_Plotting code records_
::::::::

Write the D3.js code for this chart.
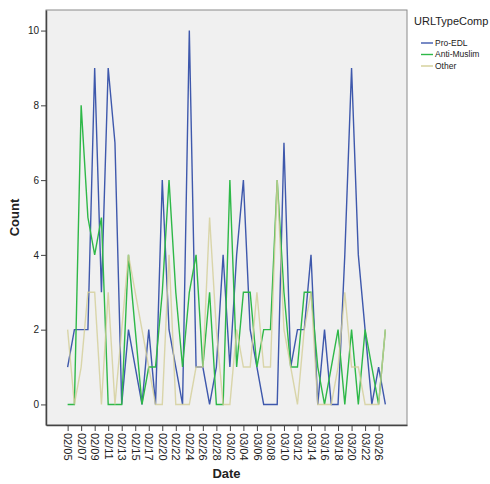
<!DOCTYPE html>
<html>
<head>
<meta charset="utf-8">
<script src="https://cdn.jsdelivr.net/npm/d3@7"></script>
<style>
  body { margin: 0; background: #fff; }
  text { font-family: "Liberation Sans", Arial, sans-serif; }
</style>
</head>
<body>
<div id="chart"></div>
<script>
// counts per day
const dates = [
  "02/05", "02/06", "02/07", "02/08", "02/09", "02/10", "02/11", "02/12",
  "02/13", "02/14", "02/15", "02/16", "02/17", "02/18", "02/20", "02/21",
  "02/22", "02/23", "02/24", "02/25", "02/26", "02/27", "02/28", "03/01",
  "03/02", "03/03", "03/04", "03/05", "03/06", "03/07", "03/08", "03/09",
  "03/10", "03/11", "03/12", "03/13", "03/14", "03/15", "03/16", "03/17",
  "03/18", "03/19", "03/20", "03/21", "03/22", "03/23", "03/26", "03/27"
];
const tickLabels = [
  "02/05", "02/07", "02/09", "02/11", "02/13", "02/15", "02/17", "02/20",
  "02/22", "02/24", "02/26", "02/28", "03/02", "03/04", "03/06", "03/08",
  "03/10", "03/12", "03/14", "03/16", "03/18", "03/20", "03/22", "03/26"
];
const proEDL = [1, 2, 2, 2, 9, 3, 9, 7, 0, 2, 1, 0, 2, 0, 6, 2,
                1, 0, 10, 1, 1, 0, 1, 4, 1, 4, 6, 2, 1, 0, 0, 0,
                7, 1, 2, 2, 4, 0, 2, 0, 0, 4, 9, 4, 2, 0, 1, 0];
const antiMuslim = [0, 0, 8, 5, 4, 5, 0, 0, 0, 4, 2, 0, 1, 1, 3, 6,
                    3, 1, 3, 4, 1, 3, 0, 0, 6, 1, 3, 3, 1, 2, 2, 6,
                    3, 1, 1, 3, 3, 1, 0, 1, 2, 0, 2, 0, 2, 1, 0, 2];
const other = [2, 0, 1, 3, 3, 0, 3, 0, 2, 4, 3, 2, 1, 0, 0, 4,
               0, 0, 0, 1, 1, 5, 2, 0, 0, 2, 1, 1, 3, 1, 1, 6,
               2, 1, 0, 2, 3, 0, 0, 0, 1, 3, 1, 1, 0, 0, 0, 2];
const seriesNames = ["Pro-EDL", "Anti-Muslim", "Other"];
const seriesColors = ["#3e58ac", "#2eb848", "#d3ce97"];

const width = 490, height = 484;
const plot = {left: 46, top: 10, right: 407, bottom: 425};

const svg = d3.select("#chart")
  .append("svg")
    .attr("width", width)
    .attr("height", height);

svg.append("rect")
  .attr("width", width)
  .attr("height", height)
  .attr("fill", "#fff");

const x = d3.scalePoint()
  .domain(dates)
  .range([plot.left, plot.right])
  .padding(3.2);

const y = d3.scaleLinear()
  .domain([-0.55, 10.55])
  .range([plot.bottom, plot.top]);

// plot background
svg.append("rect")
  .attr("x", plot.left)
  .attr("y", plot.top)
  .attr("width", plot.right - plot.left)
  .attr("height", plot.bottom - plot.top)
  .attr("fill", "#f0f0f0")
  .attr("stroke", "#8a8a8a")
  .attr("stroke-width", 1);

// axes
const xAxis = svg.append("g")
  .attr("transform", `translate(0, ${plot.bottom})`)
  .call(d3.axisBottom(x).tickValues(tickLabels).tickSize(6).tickSizeOuter(0));
xAxis.select(".domain").attr("stroke", "#444").attr("stroke-width", 1.5);
xAxis.selectAll(".tick line").attr("stroke", "#444");
xAxis.selectAll("text")
  .attr("transform", "rotate(90)")
  .attr("text-anchor", "start")
  .attr("x", 8)
  .attr("y", 0)
  .attr("dy", "0.35em")
  .style("font-size", "11px")
  .attr("fill", "#222");

const yAxis = svg.append("g")
  .attr("transform", `translate(${plot.left}, 0)`)
  .call(d3.axisLeft(y).tickValues([0, 2, 4, 6, 8, 10]).tickSize(5).tickSizeOuter(0));
yAxis.select(".domain").attr("stroke", "#444").attr("stroke-width", 1.5);
yAxis.selectAll(".tick line").attr("stroke", "#444");
yAxis.selectAll("text")
  .attr("x", -7)
  .style("font-size", "10px")
  .attr("fill", "#222");

// axis titles
svg.append("text")
  .attr("x", (plot.left + plot.right) / 2)
  .attr("y", 478)
  .attr("text-anchor", "middle")
  .style("font-size", "13px")
  .style("font-weight", "bold")
  .attr("fill", "#222")
  .text("Date");

svg.append("text")
  .attr("transform", `translate(19, ${(plot.top + plot.bottom) / 2}) rotate(-90)`)
  .attr("text-anchor", "middle")
  .style("font-size", "13px")
  .style("font-weight", "bold")
  .attr("fill", "#222")
  .text("Count");

// lines
const series = [proEDL, antiMuslim, other];
const line = d3.line()
  .x((d, i) => x(dates[i]))
  .y(d => y(d));

series.forEach((values, k) => {
  svg.append("path")
    .datum(values)
    .attr("fill", "none")
    .attr("stroke", seriesColors[k])
    .attr("stroke-width", 1.4)
    .attr("stroke-opacity", k === 2 ? 0.8 : 1)
    .attr("stroke-linejoin", "miter")
    .attr("d", line);
});

// legend
const legend = svg.append("g")
  .attr("transform", "translate(414, 0)");

legend.append("text")
  .attr("x", 0)
  .attr("y", 25)
  .style("font-size", "11px")
  .attr("fill", "#222")
  .text("URLTypeComp");

const items = legend.selectAll(".item")
  .data(seriesNames)
  .enter()
  .append("g")
    .attr("class", "item")
    .attr("transform", (d, i) => `translate(0, ${43 + i * 11.5})`);

items.append("line")
  .attr("x1", 7)
  .attr("x2", 19)
  .attr("stroke", (d, i) => seriesColors[i])
  .attr("stroke-width", 1.4);

items.append("text")
  .attr("x", 21)
  .attr("dy", "0.35em")
  .style("font-size", "8.5px")
  .attr("fill", "#222")
  .text(d => d);
</script>
</body>
</html>
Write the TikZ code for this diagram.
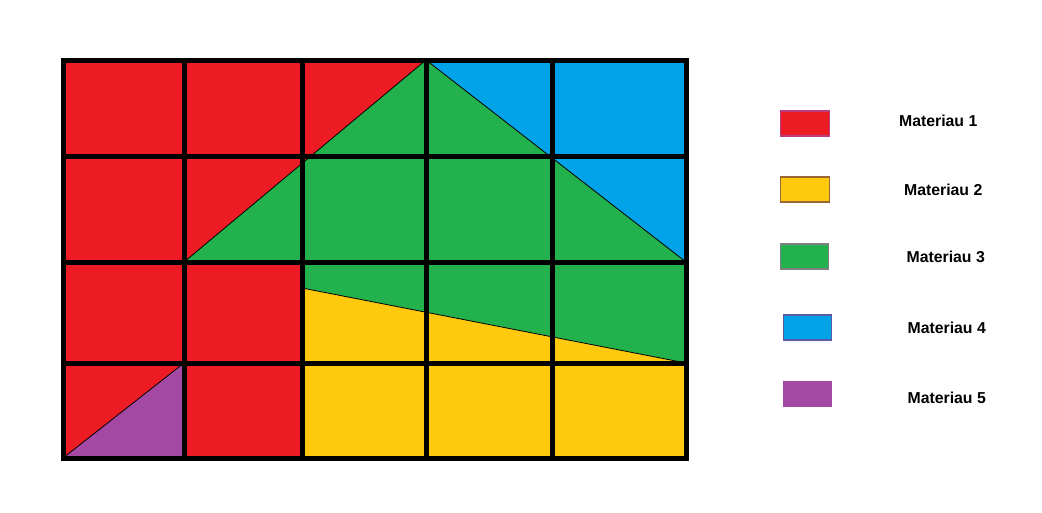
\documentclass[tikz,border=0pt]{standalone}
\usepackage{fontspec}
\setmainfont{Liberation Sans}
\usepackage{tikz}
\usetikzlibrary{positioning}
\definecolor{matred}{RGB}{237,28,36}
\definecolor{matyellow}{RGB}{255,201,14}
\definecolor{matgreen}{RGB}{34,177,76}
\definecolor{matblue}{RGB}{0,162,232}
\definecolor{matpurple}{RGB}{163,73,164}
\tikzset{
  gridline/.style={line width=0.1cm, black},
  cutline/.style={line width=0.45pt, black},
  swatch/.style={rectangle, line width=0.6pt, minimum width=0.97cm, minimum height=0.5cm, inner sep=0pt},
  legendtext/.style={font=\fontsize{9}{11}\selectfont\bfseries, inner sep=0pt},
}

\begin{document}
\begin{tikzpicture}[x=0.02cm, y=-0.02cm]
\useasboundingbox (0,0) rectangle (1042,512);
% material zones
\fill[matred] (63,60) rectangle (686,458);
\fill[matblue] (426,60) -- (686,60) -- (686,262) -- cycle;
\fill[matgreen] (184,262) -- (426,60) -- (686,262) -- (686,363) -- (302,288) -- (302,262) -- cycle;
\fill[matyellow] (302,288) -- (686,363) -- (686,458) -- (302,458) -- cycle;
\fill[matpurple] (63,458) -- (184,363) -- (184,458) -- cycle;
\draw[cutline] (184,262) -- (426,60) -- (686,262);
\draw[cutline] (302,288) -- (686,363);
\draw[cutline] (63,458) -- (184,363);
% grid
\foreach \x in {184,302,426,552}
  \draw[gridline] (\x,60) -- (\x,458);
\foreach \y in {156,262,363}
  \draw[gridline] (63,\y) -- (686,\y);
\draw[gridline] (63,60) rectangle (686,458);
% legend
\node[swatch, fill=matred, draw=matpurple!70!matred] (sw1) at (805,123.5) {};
\node[swatch, fill=matyellow, draw=brown!80!black] (sw2) at (805,189.5) {};
\node[swatch, fill=matgreen, draw=gray] (sw3) at (804.5,256.5) {};
\node[swatch, fill=matblue, draw=blue!30!gray] (sw4) at (807.5,327.5) {};
\node[swatch, fill=matpurple, draw=matpurple] (sw5) at (807.5,394) {};
\node[legendtext, right=1.38cm of sw1, yshift=0.05cm] (lab1) {Materiau 1};
\node[legendtext, right=1.48cm of sw2] (lab2) {Materiau 2};
\node[legendtext, right=1.54cm of sw3] (lab3) {Materiau 3};
\node[legendtext, right=1.5cm of sw4] (lab4) {Materiau 4};
\node[legendtext, right=1.5cm of sw5, yshift=-0.08cm] (lab5) {Materiau 5};
\end{tikzpicture}
\end{document}
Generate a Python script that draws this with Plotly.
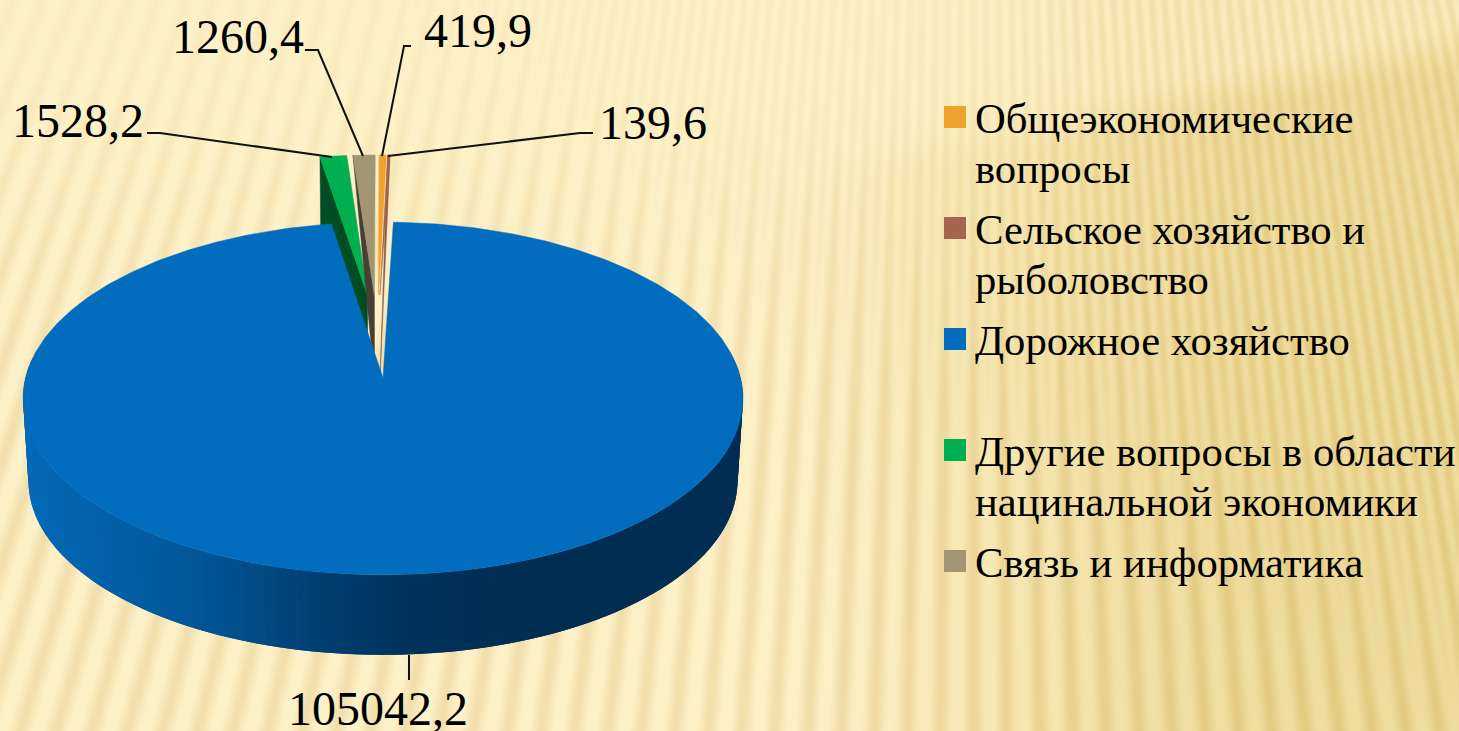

::::::::

_What you have to do_
From the listing above, pick out every line containing "this".

_Response to the exercise_
Write the D3.js code for this chart.
Write the TikZ code for this diagram.
Generate a Python script that draws this with Plotly.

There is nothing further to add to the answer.